PLATE C-16
GREAT BAHAMA BANK

Plate C-16 Map
Plate C-16 Map

The Great Bahama Bank is a pile of coral reef limestone at least 4500 m thick that has been accumulating since Cretaceous time. The entire pile was deposited in warm shallow water, so the foundation crust must have been slowly subsiding at an average rate of at least 3.6 cm per 1000 years (Newell, 1955). The crustal block basement underneath the Bank is continental in structure and may have rifted from North America when that continent began to break off from Africa and the Atlantic Ocean originated.

The Bahama Bank is now separated from the mainland by the Straits of Florida, which reach depths of 760 m. The eastern edge of the Gulf Stream sweeps northward past the western margins of the Bank at a speed of 3 km per hour, about half as fast as the main current near Miami Beach. On the Atlantic Ocean side, the platform drops steeply to depths exceeding 4000 m just 20 km to the east. Depths within the bank proper are seldom greater than 6 meters.

Most bedrock under Great Bahama Bank is coral-reef limestone, as indicated by a deep well on Andros Island. The nearly vertical submarine cliff that forms the west bank edge must be built of Tertiary-age corals. It has the same form as the ribbon reefs of the Australian Great Barrier Reef (Plate C-18) or mid-oceanic atolls such as Jaluit atoll (Plate C-19). The west cliff descends abruptly to depths of 30 to 60 m, then less rapidly to the floor of the Straits of Florida. The loose shifting sands of the present Bahama Bank could not maintain such steep gradients.

Figure C-16.1 Figure C-16.2
Figure C-16.1 Figure C-16.2

Various species of coral live on Great Bahama Bank, as they do in the nearshore zone of Florida, but their growth is so slow that they do not build significant reefs. Since the Pleistocene, this part of the Atlantic has been in the "marginal" zone of coral growth, where winter temperatures inhibit healthy coral growth. A more important limiting factor on the Bank is turbidity. No suspended detrital sediment from the continent reaches the Bahamas, accounting for the clear water in the Straits of Florida. However, the warm Gulf Stream surface water is supersaturated (by 40 percent) with dissolved calcium carbonate, and when the water washes up and over the bank rim, it is warmed. Agitation and evaporation cause massive chemical precipitation of a cloud of aragonite crystals. These accrete concentrically on nuclei of shell or coral fragments, growing into oolites, which are sand-sized pellets with a layered structure similar to hailstones. The clouds of limy precipitate and shoals of oolitic sand effectively inhibit coral growth today.

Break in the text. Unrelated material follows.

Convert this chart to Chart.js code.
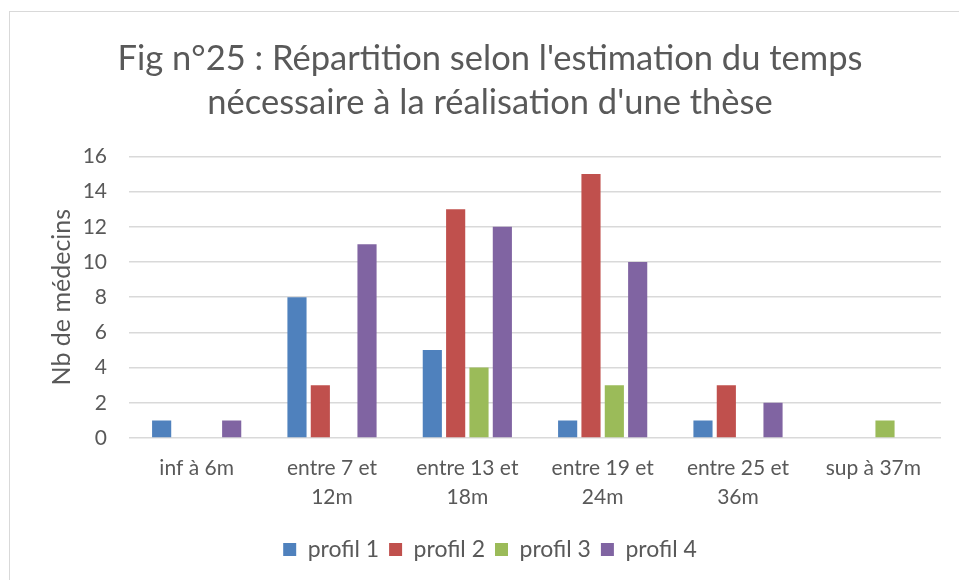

Most of this oolitic sand originates within a few hundred meters of the bank margins, but currents distribute the sand into the interior of the bank. The small islands and cays are made up mainly of biogenic limy sand and mud derived from foraminifera, corals, mollusks, and calcareous plants (Illing, 1954; Newell, 1955).

During glacial ages, when sea level was about 120 m lower than at present, the Bahama Banks would have been great emerged flat-topped limestone plateau islands. Their surfaces were riddled with karst sinkholes and the oolitic sand was blown into giant dunes of eolianite sand that has now recemented. As sea level rose in Late Holocene time, the karst sinkholes have flooded (known as "blue holes"), and the islands such as North and South Bimini are the tops of Pleistocene eolianite dunes.

Figure C-16.3
Figure C-16.3

The Plate is an enlarged scene of the Bimini Islands at the northwest corner of the Great Bahama Bank (South Bimini is 83 km due east of Miami; see Figure C-15.1) taken from a Landsat-4 image made by the Thematic Mapper. Although this false-color image (Bands 1, 2, 4) was generated to emphasize shallow water and submerged shoals in realistic blue shades, the vegetation on the islands is in characteristic reds. Sandy Cay, an emerged barrier sand patch in lower center of Plate image, takes on the bright white color of oolitic sand. Figure C-16.1, a Landsat MSS image, depicts the largest Bahama Island, Andros, with its mangrove swamps. Sand sedimentation extends up to 100 km westward there, but the waters just to the east deepen to 2400 m in the Tongue of the Ocean, a channel that divides Andros from Nassau (upper right). Figure C-16.2 is an Apollo camera view of Eleuthera Island, with its shoals to the west, the Atlantic on the , and another deep-water channel (Exuma Sound) to the south. Figure C-16.3 is an view of a typical coral island (Stocking Island) in the Bahamas. Landsat TM 40182-15125, January 18, 1983.